ASANDA GCOYI: SA tobacco bill clouds the issues
Studies show the government is mistaken in treating electronic products as the equivalent of cigarettes
One in three South Africans is looking for a job. This is according to Stats SA’s most recent quarterly labour force survey, which notes that unemployment in the country is at a record high 34.4%. And it’s not about to get any better given the ongoing effects of the Covid-19 pandemic as well as the unrest in the country earlier this year.
The pandemic and unrest are not the only forces at play, though. SA’s poor record of developing and implementing sound public policies is as much a contributing factor, if not more so. More often than not public policy tends to be influenced by ideological considerations instead of scientific and economic evidence. This despite government efforts to institutionalise processes such as the socio-economic impact assessment system, which is designed to ensure policies are rational, implementable, and take the costs and benefits for all affected parties into account.
The Economic Reconstruction & Recovery Plan, introduced in October 2020, states that “government is determined to create more employment opportunities for those who were unemployed before the pandemic or who had given up looking for work. This means unleashing the potential of the economy by, among other things, implementing necessary reforms, removing regulatory barriers that increase costs, and creating inefficiencies in the economy, securing energy supply and freeing up digital infrastructure.”
Yet government intends to introduce policies that create more regulatory barriers for industries that could be leveraged to assist in creating more employment opportunities and reduce the burden on SA’s health infrastructure, which has taken strain during the Covid-19 pandemic.

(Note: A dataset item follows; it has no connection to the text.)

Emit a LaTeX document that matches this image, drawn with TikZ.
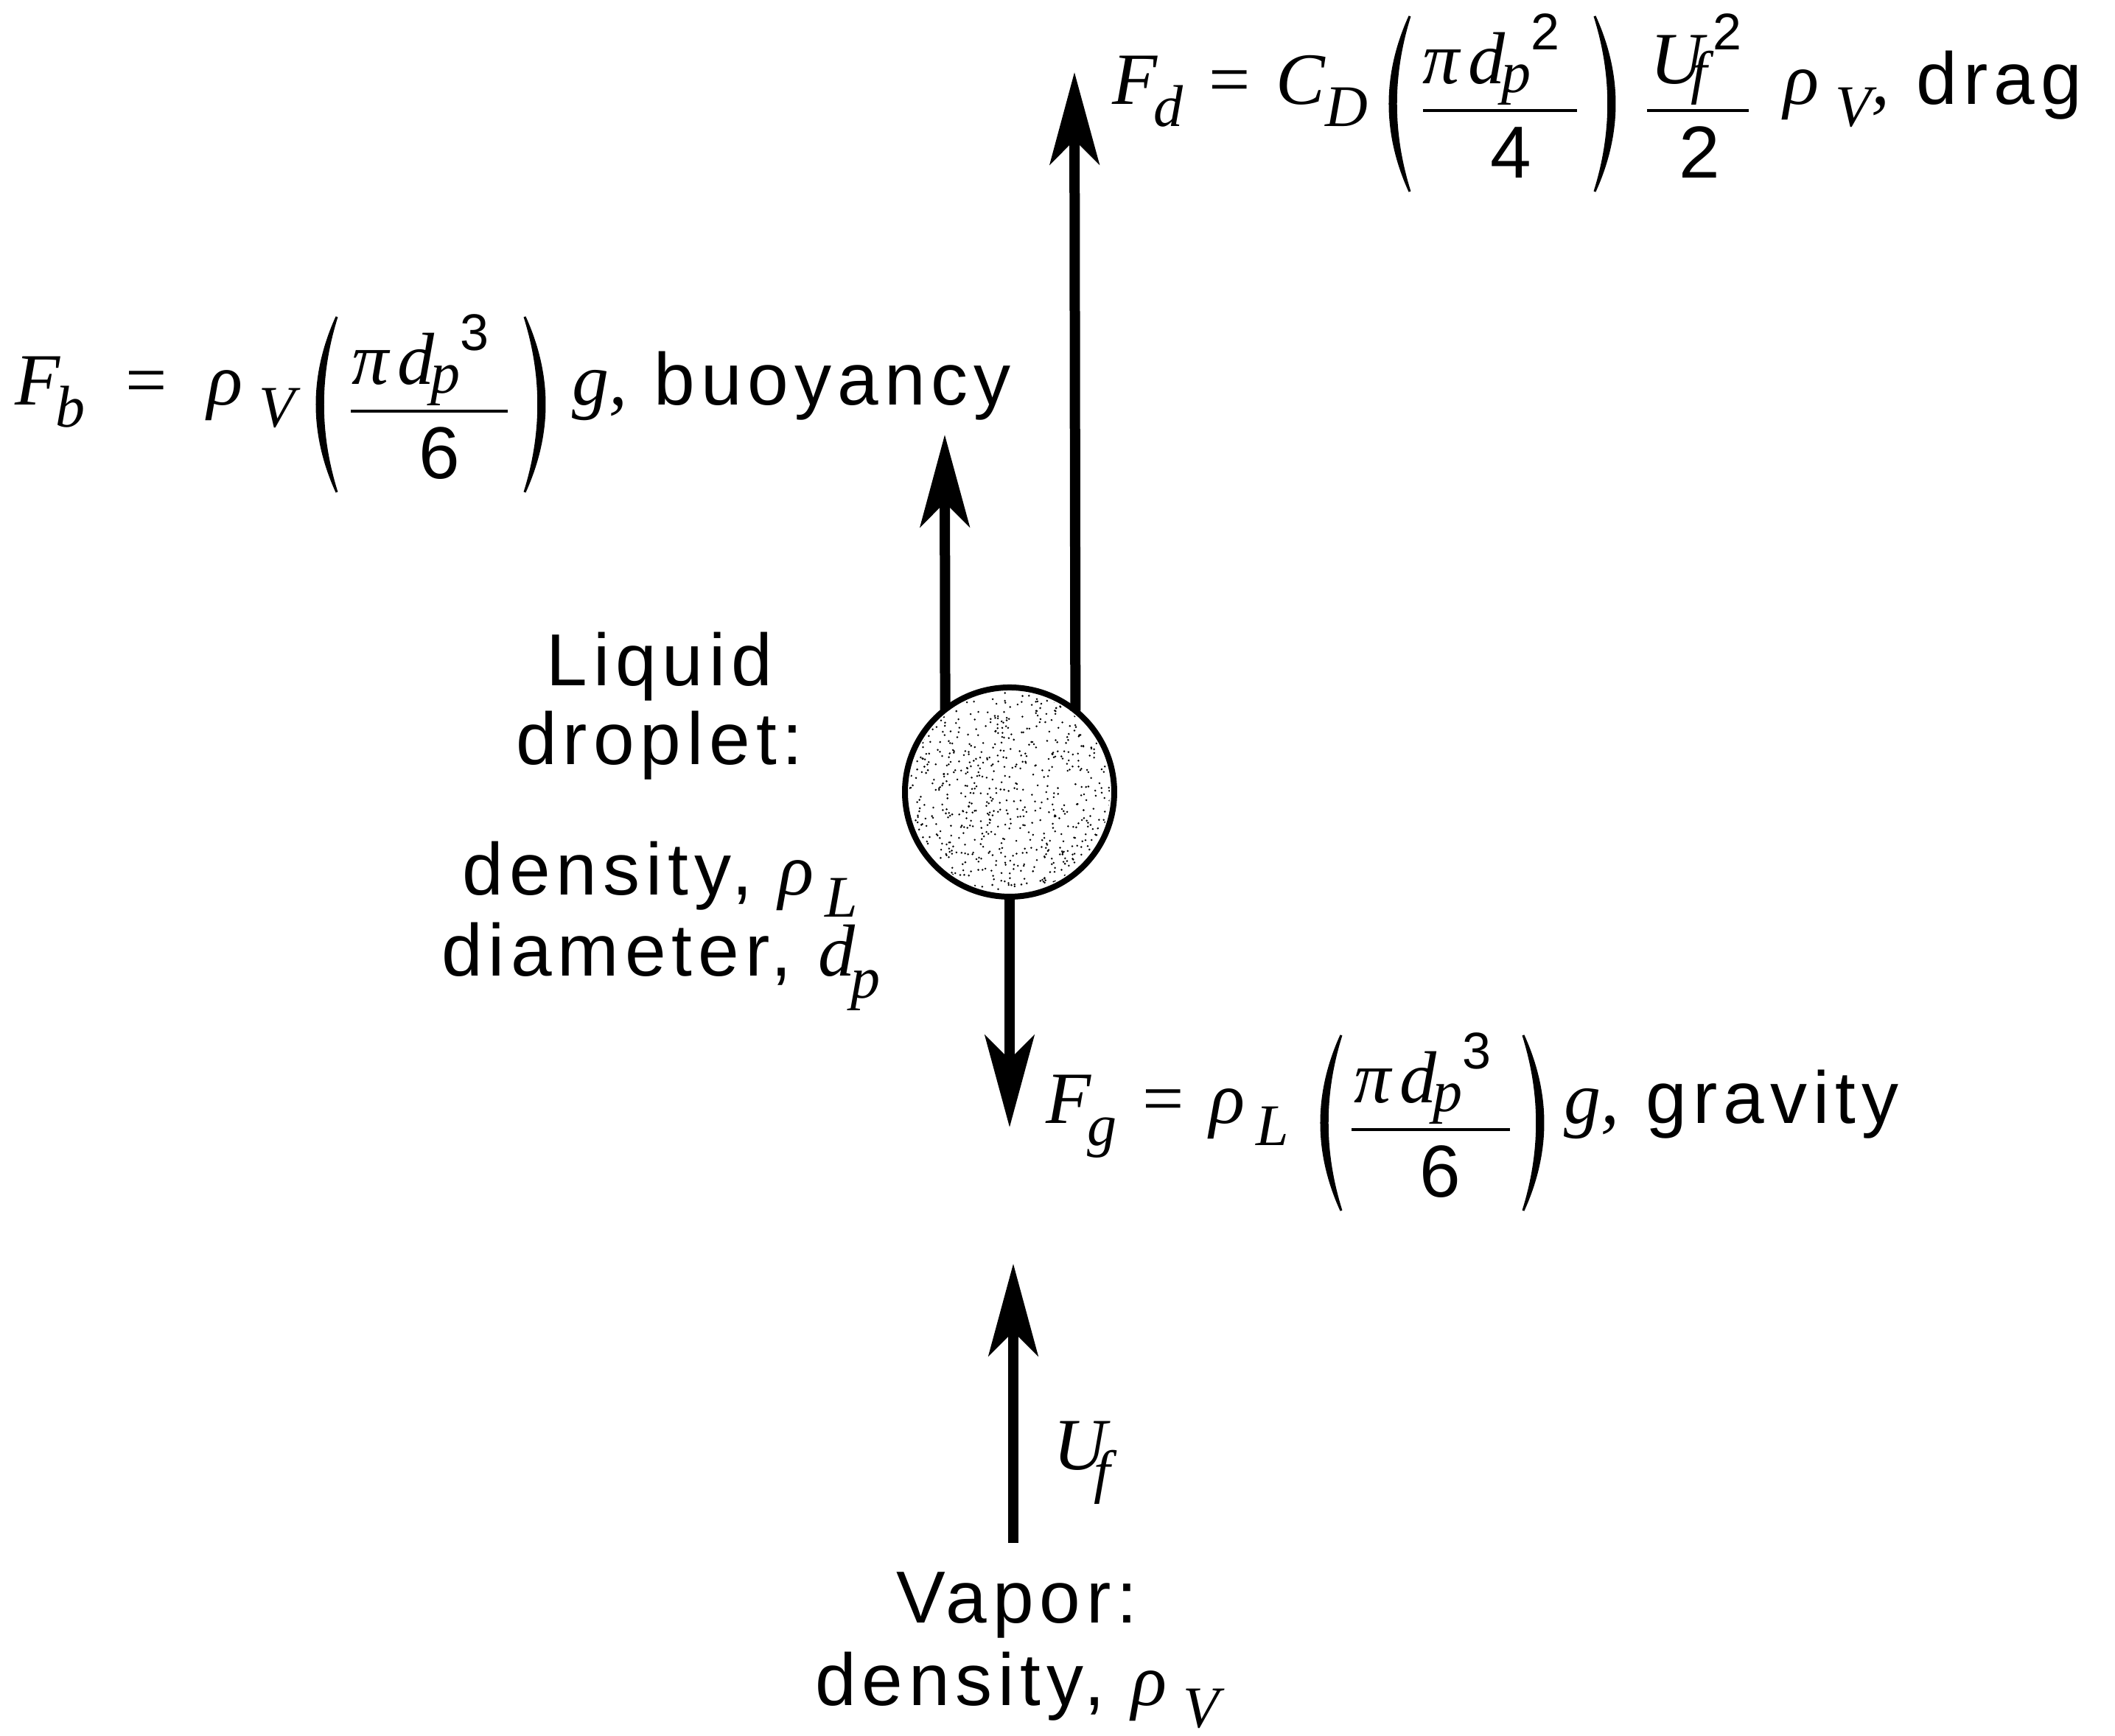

One such industry is the nascent vapour products industry. The government is intent on creating the impression that vapour products are the equivalent of cigarettes. However, studies by organisations such as the UK’s Royal College of Physicians and Public Health England have found the hazard to health arising from long-term vapour inhalation from the e-cigarettes available today is unlikely to exceed 5% of the harm from smoking tobacco. This is supported by the US National Academy of Sciences, which has also found that e-cigarettes have a lower harm profile than their combustible competition.
A new report by the Vapour Products Association of SA and NKC African Economics shows that burgeoning industries such as vapour products can contribute to job creation and overall economic growth. According to the study, the industry generated 3,800 jobs, paid R280m in taxes and made a R390m gross value-added contribution to the economy in 2019 — and that was just its direct impact. A broad overview of the sector shows it supports an additional 4,200 jobs, and a 40% and 31% spend with two adjacent industries — financial and business services and manufacturing.
These figures are nothing to scoff at, especially as the SA vapour products industry is still an emerging one. Unfortunately, this contribution to both the economy and health sector could all be unravelled by the Control of Tobacco Products & Electronic Nicotine Delivery Systems Bill of 2018, which proposes numerous regulations for electronic nicotine delivery systems (vapes) such as plain packaging, unjustifiable graphic health warnings and a ban on use in public.
This is on top of efforts by government to introduce excise duties on vaping products, ostensibly to discourage their use by making them more expensive. Not only is this view misdirected from a health perspective, but it does not take into account that the industry is still relatively new and needs time to grow to compete meaningfully with combustible tobacco.
The bill will hamper the industry’s ability to create employment while giving combustible tobacco free rein over the health of South Africans. A ban on online sales and health distribution channels could result in a 17% decline in overall sales. The knock-on effect would be immense: an estimated 5.8% reduction in sales, meaning fewer smokers opting for the harm-reduced alternative of vapour products over cigarettes, and a potential return to tobacco by former smokers now vaping. It would also contribute to the already heavy non-communicable disease burden the country faces.
Data from the Global Entrepreneurship Monitor indicates that SMMEs are responsible for the majority of employment opportunities in SA. But it also shows that the country has one of the lowest creation rates of SMMEs. The vapour products industry is built on small and medium-sized enterprises such as independent vape shops and retailers. The bill is likely to hit them hardest. With fewer sales, the resulting direct job losses could amount to more than 2,300, adding to the country’s already high unemployment rate. This does not account for the job losses in related industries that would also be affected, namely manufacturing, transport & communication, trade & hospitality, and financial & business services.
During a parliamentary sitting earlier this month labour & employment minister Thulas Nxesi said: “The unemployment giant will not be killed by the department of employment & labour or by the government, but requires a collaborative effort.” For the vaping industry to play a meaningful role in SA’s economy, there needs to be a collaborative effort and clear, evidence-backed policy that supports economic growth.
• Gcoyi is CEO of the Vapour Products Association of SA.